I convinced him that he was famous for his success. I helped him back to the steamer for a nights rest before we were to leave the next day. The next day at noon, some of the natives came to watch the departure. Among them was the mistress. She rushes to the shore and her wails could be heard for quite a distance. The pilgrims drew their guns after I sounded my whistle. The natives scatter as the woman is left on the shore mourning her loss. It was on our journey back that Kurtz realized that because of a stop for repairs to the steamer, he would not reach Europe alive.

He gave me many papers which allowed me to believe that I had gained his trusted. It was soon after this that he became much worse and he became somewhat disoriented. I felt for him, but soon realized that I was not well. One night in the darkness, he informed me that he was resigned to wait for death. I approached him and was overwhelmed by the expression on his face. It was as if he were seeing a vision of some sort. He screamed ‘The horror! The horror! ’ I retreated when I heard this.

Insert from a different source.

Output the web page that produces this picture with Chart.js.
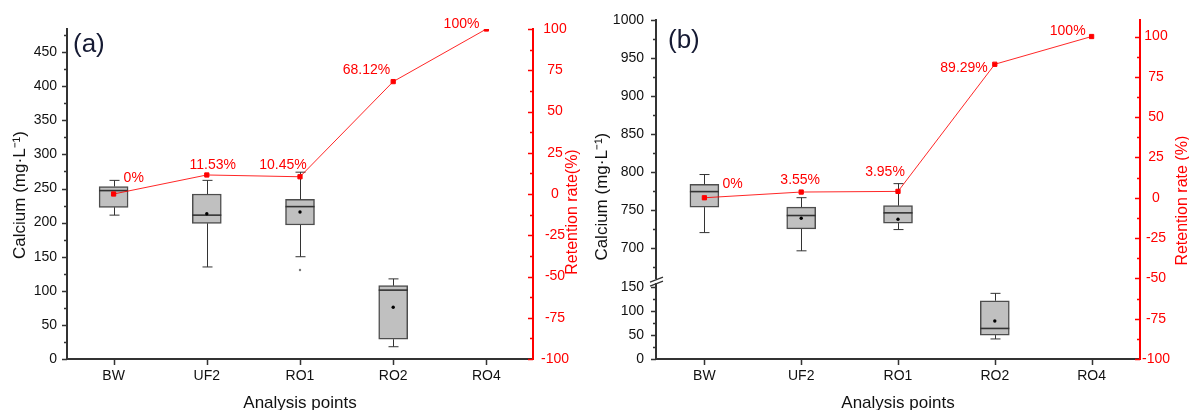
<!DOCTYPE html>
<html>
<head>
<meta charset="utf-8">
<script src="https://cdn.jsdelivr.net/npm/chart.js@4.4.1/dist/chart.umd.min.js"></script>
<style>
  html, body { margin: 0; padding: 0; background: #fff; }
  #wrap { position: relative; width: 1189px; height: 410px; overflow: hidden; }
  canvas { position: absolute; top: 0; }
  #chartA { left: 0; }
  #chartB { left: 590px; }
</style>
</head>
<body>
<div id="wrap">
  <canvas id="chartA" width="590" height="410"></canvas>
  <canvas id="chartB" width="599" height="410"></canvas>
</div>
<script>
// ── data ─────────────────────────────────────────
const categories = ['BW', 'UF2', 'RO1', 'RO2', 'RO4'];

// (a) calcium box statistics, mg/L
const aLow     = [211, 135, 150, 18, null];
const aQ1      = [222.5, 199, 196.5, 29, null];
const aMedian  = [247, 211, 223.5, 101, null];
const aQ3      = [253, 242, 234, 107.5, null];
const aHigh    = [262, 262, 274, 117.5, null];
const aMean    = [241.5, 213, 215.5, 76, null];
const aOutlier = [null, null, 130.5, null, null];
const aRetention     = [0, 11.53, 10.45, 68.12, 100];
const aRetentionText = ['0%', '11.53%', '10.45%', '68.12%', '100%'];
const aCalciumRange  = [0, 484];
const aRetentionRange = [-100, 100];

// (b) calcium box statistics, mg/L (broken axis)
const bLow     = [720.5, 696.5, 724.5, 42, null];
const bQ1      = [754, 725.5, 733, 50, null];
const bMedian  = [774.5, 743, 746.5, 64, null];
const bQ3      = [784, 754, 756, 122, null];
const bHigh    = [797, 766.5, 785, 137.5, null];
const bMean    = [766, 739.5, 738, 79.5, null];
const bRetention     = [0, 3.55, 3.95, 82.8, 100];
const bRetentionText = ['0%', '3.55%', '3.95%', '89.29%', '100%'];
const bLowRange  = [0, 159];
const bHighRange = [654, 1000];
const bRetentionRange = [-100, 110];

// ── shared styling ──────────────────────────────
const FONT = "'Liberation Sans', Arial, Helvetica, sans-serif";
Chart.defaults.font.family = FONT;
Chart.defaults.color = '#111';
const INK = '#333';
const RED = '#ff0000';
const BOX_FILL = '#c0c0c0';
const BOX_EDGE = '#4d4d4d';

const onLow = i => bQ3[i] != null && bQ3[i] < bHighRange[0];
const onHigh = i => !onLow(i);
const pick = (arr, keep) => arr.map((v, i) => keep(i) ? v : null);
const boxes = (q1, q3, keep) => q1.map((v, i) => (v == null || !keep(i)) ? null : [v, q3[i]]);

// whiskers + median drawn through the dataset's own y scale
const boxWhiskers = {
  id: 'boxWhiskers',
  afterDatasetDraw(chart, args) {
    const ds = chart.data.datasets[args.index];
    if (!ds.stats) return;
    const { ctx } = chart;
    const y = chart.scales[ds.yAxisID];
    ctx.save();
    args.meta.data.forEach((bar, i) => {
      if (ds.data[i] == null) return;
      const px = Math.round(bar.x) + 0.5;
      const half = bar.width / 2;
      const yHi = y.getPixelForValue(ds.stats.high[i]);
      const yLo = y.getPixelForValue(ds.stats.low[i]);
      const yQ3 = y.getPixelForValue(ds.data[i][1]);
      const yQ1 = y.getPixelForValue(ds.data[i][0]);
      ctx.strokeStyle = INK;
      ctx.lineWidth = 1;
      ctx.beginPath();
      ctx.moveTo(px, yQ3); ctx.lineTo(px, yHi);
      ctx.moveTo(px, yQ1); ctx.lineTo(px, yLo);
      ctx.moveTo(px - 5, yHi); ctx.lineTo(px + 5, yHi);
      ctx.moveTo(px - 5, yLo); ctx.lineTo(px + 5, yLo);
      ctx.stroke();
      const yMed = y.getPixelForValue(ds.stats.median[i]);
      ctx.lineWidth = 1.6;
      ctx.beginPath();
      ctx.moveTo(bar.x - half, yMed); ctx.lineTo(bar.x + half, yMed);
      ctx.stroke();
    });
    ctx.restore();
  }
};

// major ticks + one minor between, in or out
function tickMarks(spec) {
  return {
    id: 'tickMarks',
    afterDraw(chart) {
      const ctx = chart.ctx;
      ctx.save();
      ctx.lineWidth = 1.5;
      for (const [id, o] of Object.entries(spec)) {
        const s = chart.scales[id];
        ctx.strokeStyle = o.color;
        ctx.beginPath();
        if (s.axis === 'x') {
          s.ticks.forEach((t, i) => {
            const px = Math.round(s.getPixelForTick(i)) + 0.5;
            ctx.moveTo(px, s.top); ctx.lineTo(px, s.top + 6);
          });
        } else {
          const x0 = s.position === 'left' ? s.right : s.left;
          const out = s.position === 'left' ? -1 : 1;
          const dir = o.inward ? -out : out;
          const vals = s.ticks.map(t => t.value);
          const step = vals[1] - vals[0];
          const mark = (v, len) => {
            const py = Math.round(s.getPixelForValue(v)) + 0.5;
            ctx.moveTo(x0, py); ctx.lineTo(x0 + dir * len, py);
          };
          vals.forEach(v => mark(v, 5));
          for (let v = vals[0] - step / 2; v <= s.max; v += step) if (v >= s.min) mark(v, 3);
        }
        ctx.stroke();
      }
      ctx.restore();
    }
  };
}

// vertical axis titles, both read bottom-to-top
function axisTitles(list) {
  return {
    id: 'axisTitles',
    afterDraw(chart) {
      const { ctx, chartArea } = chart;
      const midY = (chartArea.top + chartArea.bottom) / 2;
      list.forEach(t => {
        ctx.save();
        ctx.translate(t.x, midY + t.dy);
        ctx.rotate(-Math.PI / 2);
        ctx.font = `${t.size}px ${FONT}`;
        ctx.fillStyle = t.color;
        ctx.textAlign = 'center';
        ctx.textBaseline = 'middle';
        ctx.fillText(t.text, 0, 0);
        ctx.restore();
      });
    }
  };
}

// % labels beside the retention points
function retentionLabels(texts, offsets) {
  return {
    id: 'retentionLabels',
    afterDatasetsDraw(chart) {
      const idx = chart.data.datasets.findIndex(d => d.isRetention);
      const meta = chart.getDatasetMeta(idx);
      const ctx = chart.ctx;
      ctx.save();
      ctx.font = `14px ${FONT}`;
      ctx.fillStyle = RED;
      ctx.textBaseline = 'middle';
      meta.data.forEach((pt, i) => {
        const [dx, dy, align] = offsets[i];
        ctx.textAlign = align;
        ctx.fillText(texts[i], pt.x + dx, pt.y + dy);
      });
      ctx.restore();
    }
  };
}

function panelLabel(text, dx, dy) {
  return {
    id: 'panelLabel',
    afterDraw(chart) {
      const { ctx, chartArea } = chart;
      ctx.save();
      ctx.font = `26px ${FONT}`;
      ctx.fillStyle = '#151a33';
      ctx.textAlign = 'left';
      ctx.textBaseline = 'middle';
      ctx.fillText(text, chartArea.left + dx, chartArea.top + dy);
      ctx.restore();
    }
  };
}

const axisBreak = {
  id: 'axisBreak',
  afterDraw(chart) {
    const s = chart.scales.yLow;
    const { ctx } = chart;
    const x = s.right, y = s.top;
    ctx.save();
    ctx.fillStyle = '#fff';
    ctx.fillRect(x - 2, y - 4, 4, 4);
    ctx.strokeStyle = INK;
    ctx.lineWidth = 1.2;
    ctx.beginPath();
    ctx.moveTo(x - 6, y - 1); ctx.lineTo(x + 7, y - 6);
    ctx.moveTo(x - 6, y + 3); ctx.lineTo(x + 7, y - 2);
    ctx.stroke();
    ctx.restore();
  }
};

const tickFont = { size: 14 };
const plain = v => String(v);
const noGrid = { display: false, drawTicks: false };
const xScale = {
  type: 'category',
  offset: true,
  grid: noGrid,
  border: { display: true, color: INK, width: 2 },
  ticks: { color: '#111', font: tickFont, padding: 9 },
  title: { display: true, text: 'Analysis points', color: '#111', font: { size: 17 }, padding: { top: 0, bottom: -4 } },
  afterFit: s => { s.height = 51; }
};
const leftAxis = (range, pad, width, extra) => Object.assign({
  type: 'linear',
  position: 'left',
  min: range[0], max: range[1],
  grid: noGrid,
  border: { display: true, color: INK, width: 2 },
  ticks: { stepSize: 50, includeBounds: false, autoSkip: false, color: '#111', font: tickFont, padding: pad, callback: plain },
  afterFit: s => { s.width = width; }
}, extra);
const rightAxis = (range, pad, width) => ({
  type: 'linear',
  position: 'right',
  min: range[0], max: range[1],
  grid: noGrid,
  border: { display: true, color: RED, width: 2 },
  ticks: { stepSize: 25, includeBounds: false, autoSkip: false, crossAlign: 'center', color: RED, font: tickFont, padding: pad, callback: plain },
  afterFit: s => { s.width = width; }
});
const retentionLine = data => ({
  type: 'line', isRetention: true, data, yAxisID: 'y1', order: 0,
  borderColor: 'rgba(255,0,0,0.85)', borderWidth: 1, tension: 0,
  pointStyle: 'rect', pointRadius: 3, pointBackgroundColor: RED, pointBorderColor: RED, pointBorderWidth: 1
});
const meanDots = (data, axis) => ({
  type: 'line', data, yAxisID: axis, order: 1, showLine: false,
  pointRadius: 1.7, pointBackgroundColor: '#000', pointBorderWidth: 0
});
const boxSet = (data, axis, stats) => ({
  type: 'bar', data, yAxisID: axis, order: 2, stats,
  backgroundColor: BOX_FILL, borderColor: BOX_EDGE, borderWidth: 1.5,
  borderSkipped: false, barThickness: 29, grouped: false
});
const common = {
  responsive: false,
  animation: false,
  plugins: { legend: { display: false }, tooltip: { enabled: false } }
};

// ── (a) ─────────────────────────────────────────
new Chart(document.getElementById('chartA'), {
  type: 'bar',
  data: {
    labels: categories,
    datasets: [
      retentionLine(aRetention),
      meanDots(aMean, 'y'),
      { type: 'line', data: aOutlier, yAxisID: 'y', order: 1, showLine: false,
        pointRadius: 1.2, pointBackgroundColor: '#777', pointBorderWidth: 0 },
      boxSet(boxes(aQ1, aQ3, () => true), 'y', { low: aLow, median: aMedian, high: aHigh })
    ]
  },
  options: Object.assign({}, common, {
    layout: { padding: { top: 29, left: 0, right: 0, bottom: 0 } },
    scales: {
      x: xScale,
      y: leftAxis(aCalciumRange, 10, 67),
      y1: rightAxis(aRetentionRange, 8, 57)
    }
  }),
  plugins: [
    boxWhiskers,
    tickMarks({ x: { color: INK }, y: { color: INK }, y1: { color: RED, inward: true } }),
    axisTitles([
      { text: 'Calcium (mg·L⁻¹)', x: 20, dy: 1, size: 17, color: '#111' },
      { text: 'Retention rate(%)', x: 573, dy: 18, size: 16, color: RED }
    ]),
    retentionLabels(aRetentionText, [[10, -16, 'left'], [6, -10, 'center'], [-17, -12, 'center'], [-3, -11, 'right'], [-7, -5, 'right']]),
    panelLabel('(a)', 6, 16)
  ]
});

// ── (b) ─────────────────────────────────────────
new Chart(document.getElementById('chartB'), {
  type: 'bar',
  data: {
    labels: categories,
    datasets: [
      retentionLine(bRetention),
      meanDots(pick(bMean, onHigh), 'yHigh'),
      meanDots(pick(bMean, onLow), 'yLow'),
      boxSet(boxes(bQ1, bQ3, onHigh), 'yHigh', { low: bLow, median: bMedian, high: bHigh }),
      boxSet(boxes(bQ1, bQ3, onLow), 'yLow', { low: bLow, median: bMedian, high: bHigh })
    ]
  },
  options: Object.assign({}, common, {
    layout: { padding: { top: 20, left: 0, right: 0, bottom: 0 } },
    scales: {
      x: xScale,
      yLow: leftAxis(bLowRange, 12, 66, { stack: 'calcium', stackWeight: 76 }),
      yHigh: leftAxis(bHighRange, 12, 66, { stack: 'calcium', stackWeight: 263 }),
      y1: rightAxis(bRetentionRange, 2, 49)
    }
  }),
  plugins: [
    boxWhiskers,
    tickMarks({ x: { color: INK }, yLow: { color: INK }, yHigh: { color: INK }, y1: { color: RED, inward: true } }),
    axisTitles([
      { text: 'Calcium (mg·L⁻¹)', x: 12.5, dy: 7, size: 17, color: '#111' },
      { text: 'Retention rate (%)', x: 593, dy: 11, size: 16, color: RED }
    ]),
    retentionLabels(bRetentionText, [[18, -14, 'left'], [-1, -12, 'center'], [-13, -19, 'center'], [-7, 4, 'right'], [-6, -5, 'right']]),
    panelLabel('(b)', 12, 20),
    axisBreak
  ]
});
</script>
</body>
</html>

I thought of myself as a brave man, but I could not watch this remarkable man die.

It was only minutes until a servant came with the dreadful news that Kurtz was dead. After I recovered from my illness, I headed straight back to Brussels. I knew I had to call on you with the story of your beloved’s last weeks of life. ” She rose from the sofa and watching me with the same intenseness she had watched throughout my narrative, she politely extended her hand. “Mr. Marlow, I appreciate your candor about my fiance. However, I do not believe much of your story. You have not described the actions of the man I gave my heart and was to willingly share the remainder of my life.

I wish you good day, sir. I don’t think that we need to call on each other again. ” Her lips were set, and I immediately detected that she was not to allow her mind to entertain anything but true devotion to the one she loved. I didn’t say anything else, but I picked up my hat from the table and made my way to the door. I heard the click immediately as I stepped onto the porch. I left to never again call on Kurtz’s Intended.

Works Cited

Conrad, Joseph. Heart of Darkness. Cheswold, Deleware: Prestwick House Literary Touchstone Press, 1936.